Find all candidate keys that consist of 3 attributes if any? Sample Midterm

Question

This is a question from a sample midterm from my database course. The solution is not given to us for the midterm and i just wanted to ask if my solution is correct in any sense

Consider the following relation T=(N,A,I,V,L,P,C,D)

with the FD={N->AI , AV->LP, VC->PD, VL->P, LA->D, NP->IVL, CID-> LVP, AD->IP}
Find all candidate keys that consist of 3 attributes if any? 

I attempted to solve the question and this is what i got:

Left Attributes = N,C
Middle Attributes = A,I,V,L,P,D
Right Attributes = None

I then made 3 attribute pairs with NC and found their closures:

NC+ = {NCAI} NO
NCA+ = {NCA} NO
NCI+ = {NCI} NO
NCV+ = {NCVPDAIL} = Get PD from VC->PD AND AI from N->AI and L from NP->IVL? Is this correct? If IV is already in there can I use this dependency to get L?
NCL+ ={NCLAIDVP} = Get AI from N->AI & D from LA->A and VP from CID->LVP using same logic from above?
NCP+ = {NCPAIVLD} straight forward using same logic from above
NCD+ = {NCDAILVD} YES

So i got 4 candidate keys that have 3 attributes in them. which are NCV, NCL, NCP, NCD.
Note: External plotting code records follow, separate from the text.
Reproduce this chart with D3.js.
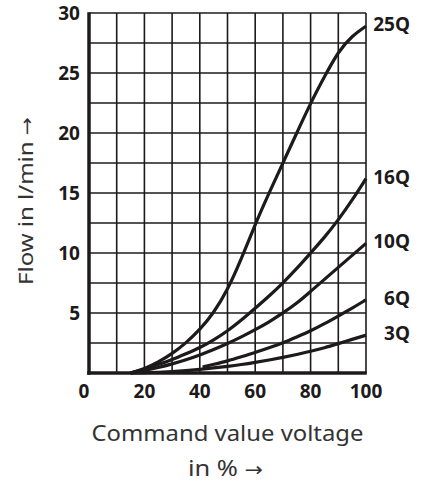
<!DOCTYPE html>
<html><head><meta charset="utf-8">
<script src="https://cdn.jsdelivr.net/npm/d3@7/dist/d3.min.js"></script>
<style>
html,body{margin:0;padding:0;background:#fff;}
svg{display:block;}
</style></head>
<body>
<svg id="chart" width="421" height="484"></svg>
<script>
// ---- data ----
const xTicks = [0, 20, 40, 60, 80, 100];
const yTicks = [5, 10, 15, 20, 25, 30];
const seriesNames = ["25Q", "16Q", "10Q", "6Q", "3Q"];
const q25 = [[15,0],[20,0.35],[25,0.9],[30,1.6],[35,2.5],[40,3.6],[45,5.0],[50,6.9],[55,9.5],[60,12.4],[65,15.0],[70,17.5],[75,20.0],[80,22.5],[85,24.7],[90,26.8],[95,28.1],[100,28.9]];
const q16 = [[15,0],[20,0.3],[25,0.7],[30,1.1],[35,1.6],[40,2.1],[45,2.75],[50,3.5],[55,4.4],[60,5.4],[65,6.4],[70,7.5],[75,8.7],[80,10.0],[85,11.3],[90,12.75],[95,14.4],[100,16.2]];
const q10 = [[15,0],[20,0.2],[25,0.45],[30,0.75],[35,1.1],[40,1.5],[45,1.95],[50,2.45],[55,3.0],[60,3.6],[65,4.25],[70,5.0],[75,5.8],[80,6.8],[85,7.8],[90,8.8],[95,9.8],[100,10.8]];
const q6 = [[41,0.5],[45,0.72],[50,1.0],[55,1.35],[60,1.7],[65,2.1],[70,2.5],[75,3.0],[80,3.5],[85,4.1],[90,4.75],[95,5.4],[100,6.1]];
const q3 = [[15,0],[20,0.02],[25,0.06],[30,0.12],[35,0.2],[40,0.3],[45,0.42],[50,0.55],[55,0.7],[60,0.88],[65,1.08],[70,1.3],[75,1.54],[80,1.8],[85,2.1],[90,2.45],[95,2.8],[100,3.15]];
const seriesValues = [q25, q16, q10, q6, q3];
const xTitle1 = "Command value voltage";
const xTitle2 = "in % ";
const yTitle = "Flow in l/min ";
const arrow = "→";

// ---- drawing ----
const svg = d3.select("#chart");
const x = d3.scaleLinear().domain([0, 100]).range([89, 366]);
const y = d3.scaleLinear().domain([0, 30]).range([373, 13]);
const ink = "#1c1a1a";
const font = "'Noto Sans', 'Open Sans', sans-serif";

// grid
const g = svg.append("g");
g.selectAll("line.v").data(d3.range(10, 101, 10)).join("line")
  .attr("x1", d => x(d)).attr("x2", d => x(d))
  .attr("y1", y(30)).attr("y2", y(0))
  .attr("stroke", ink).attr("stroke-width", 1.6);
g.selectAll("line.h").data(d3.range(2.5, 30.01, 2.5)).join("line")
  .attr("x1", x(0)).attr("x2", x(100))
  .attr("y1", d => y(d)).attr("y2", d => y(d))
  .attr("stroke", ink).attr("stroke-width", 1.6);

// axes (thick left & bottom)
svg.append("line").attr("x1", x(0)).attr("x2", x(0)).attr("y1", y(30) - 0.8).attr("y2", y(0) + 1.8)
  .attr("stroke", ink).attr("stroke-width", 3.5);
svg.append("line").attr("x1", x(0) - 1.8).attr("x2", x(100) + 0.8).attr("y1", y(0)).attr("y2", y(0))
  .attr("stroke", ink).attr("stroke-width", 3.5);

// curves
const line = d3.line().x(d => x(d[0])).y(d => y(d[1])).curve(d3.curveBasis);
svg.append("g").selectAll("path").data(seriesValues).join("path")
  .attr("d", line).attr("fill", "none").attr("stroke", ink)
  .attr("stroke-width", 3.2).attr("stroke-linecap", "butt");

// series labels
svg.append("g").selectAll("text").data(seriesValues).join("text")
  .attr("x", 410).attr("y", d => y(d[d.length - 1][1]) - 2)
  .attr("text-anchor", "end").attr("dominant-baseline", "central")
  .attr("font-family", font).attr("font-weight", "bold").attr("font-size", 19)
  .attr("fill", ink).text((d, i) => seriesNames[i]);

// tick labels
svg.append("g").selectAll("text").data(xTicks).join("text")
  .attr("x", d => x(d) - (d === 0 ? 5 : 0)).attr("y", 398)
  .attr("text-anchor", "middle")
  .attr("font-family", font).attr("font-weight", "bold").attr("font-size", 19)
  .attr("fill", ink).text(d => d);
svg.append("g").selectAll("text").data(yTicks).join("text")
  .attr("x", 80).attr("y", d => y(d))
  .attr("text-anchor", "end").attr("dominant-baseline", "central")
  .attr("font-family", font).attr("font-weight", "bold").attr("font-size", 19)
  .attr("fill", ink).text(d => d);

// axis titles
svg.append("text").attr("x", 227.5).attr("y", 441).attr("text-anchor", "middle")
  .attr("font-family", font).attr("font-size", 21).attr("fill", "#333")
  .attr("textLength", 272).attr("lengthAdjust", "spacingAndGlyphs").text(xTitle1);
const t2 = svg.append("text").attr("x", 225.5).attr("y", 476).attr("text-anchor", "middle")
  .attr("font-family", font).attr("font-size", 22).attr("fill", "#333")
  .attr("textLength", 75).attr("lengthAdjust", "spacingAndGlyphs");
t2.append("tspan").text(xTitle2);
t2.append("tspan").attr("font-family", "'DejaVu Sans', sans-serif").attr("font-size", 19).text(arrow);
const t3 = svg.append("text").attr("transform", "translate(33,201) rotate(-90)").attr("text-anchor", "middle")
  .attr("font-family", font).attr("font-size", 20).attr("fill", "#333")
  .attr("textLength", 168).attr("lengthAdjust", "spacingAndGlyphs");
t3.append("tspan").text(yTitle);
t3.append("tspan").attr("font-family", "'DejaVu Sans', sans-serif").attr("font-size", 18).text(arrow);
</script>
</body></html>
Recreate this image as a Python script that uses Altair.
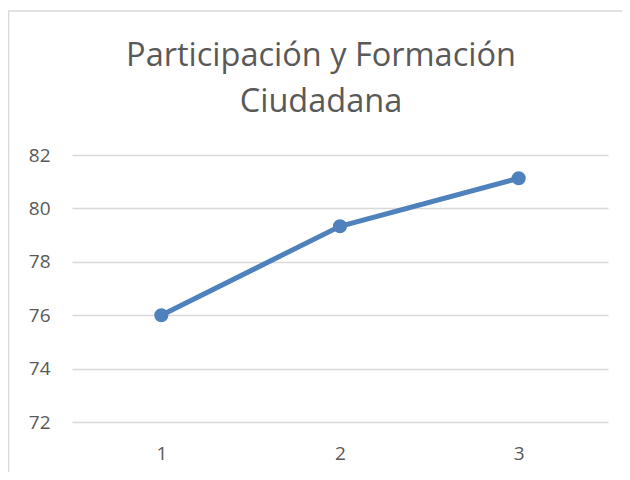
import altair as alt
import pandas as pd

categories = ["1", "2", "3"]
values = [76.0, 79.33, 81.13]
title_lines = ["Participación y Formación", "Ciudadana"]
y_ticks = [72, 74, 76, 78, 80, 82]

df = pd.DataFrame({"cat": categories, "val": values})

text_color = "#595959"
grid_color = "#D9D9D9"
line_color = "#4F81BD"
font = "Open Sans"

frame = alt.Chart(pd.DataFrame({"a": [0]})).mark_rect(
    fill=None, stroke=grid_color, strokeWidth=1.5
).encode(
    x=alt.value(-63.5), x2=alt.value(600),
    y=alt.value(-144), y2=alt.value(400)
)

base = alt.Chart(df).encode(
    x=alt.X("cat:N", sort=categories,
            scale=alt.Scale(paddingOuter=0.5),
            axis=alt.Axis(title=None, labelAngle=0, domain=False, ticks=False,
                          labelPadding=22, labelFontSize=19, labelColor=text_color,
                          labelFont=font, grid=False)),
    y=alt.Y("val:Q", scale=alt.Scale(domain=[72, 82], nice=False, zero=False),
            axis=alt.Axis(title=None, values=y_ticks, domain=False, ticks=False,
                          labelPadding=22, labelFontSize=19, labelColor=text_color,
                          labelFont=font, grid=True, gridColor=grid_color,
                          gridWidth=1.5))
)

line = base.mark_line(color=line_color, strokeWidth=5)
points = base.mark_point(color=line_color, filled=True, opacity=1, size=200)

chart = alt.layer(frame, line, points).properties(
    width=536, height=267,
    background="white",
    title=alt.TitleParams(title_lines, fontSize=32.5, font=font, color=text_color,
                          fontWeight="normal", anchor="middle", dx=-19,
                          offset=-108, lineHeight=46),
    autosize=alt.AutoSizeParams(type="none"),
    padding={"left": 64, "top": 147, "right": 14, "bottom": 50},
).configure_view(strokeWidth=0, stroke=None)

chart.save("out.html", embed_options={"renderer": "svg", "actions": False})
So did i nail it or there should only be one candidate key which should be NCD?

Thank you!

Answer 1

You have given the correct answer. The relation has only four candidate keys, NCV, NCL, NCP, NCD, all with three attributes.

N and C must be always be present in every key, since they appear only in the left part. Trying to add to them the other attributes and computing the closure is what is needed to check which are the keys. Note that NCA+ and NCI+ are equal to NC+ and produces NCAI. You should try also the combination NCAI+, but the result is the same. So, at the end, each of the four attributes V L P and D added to NC generates a key, and your answer is correct.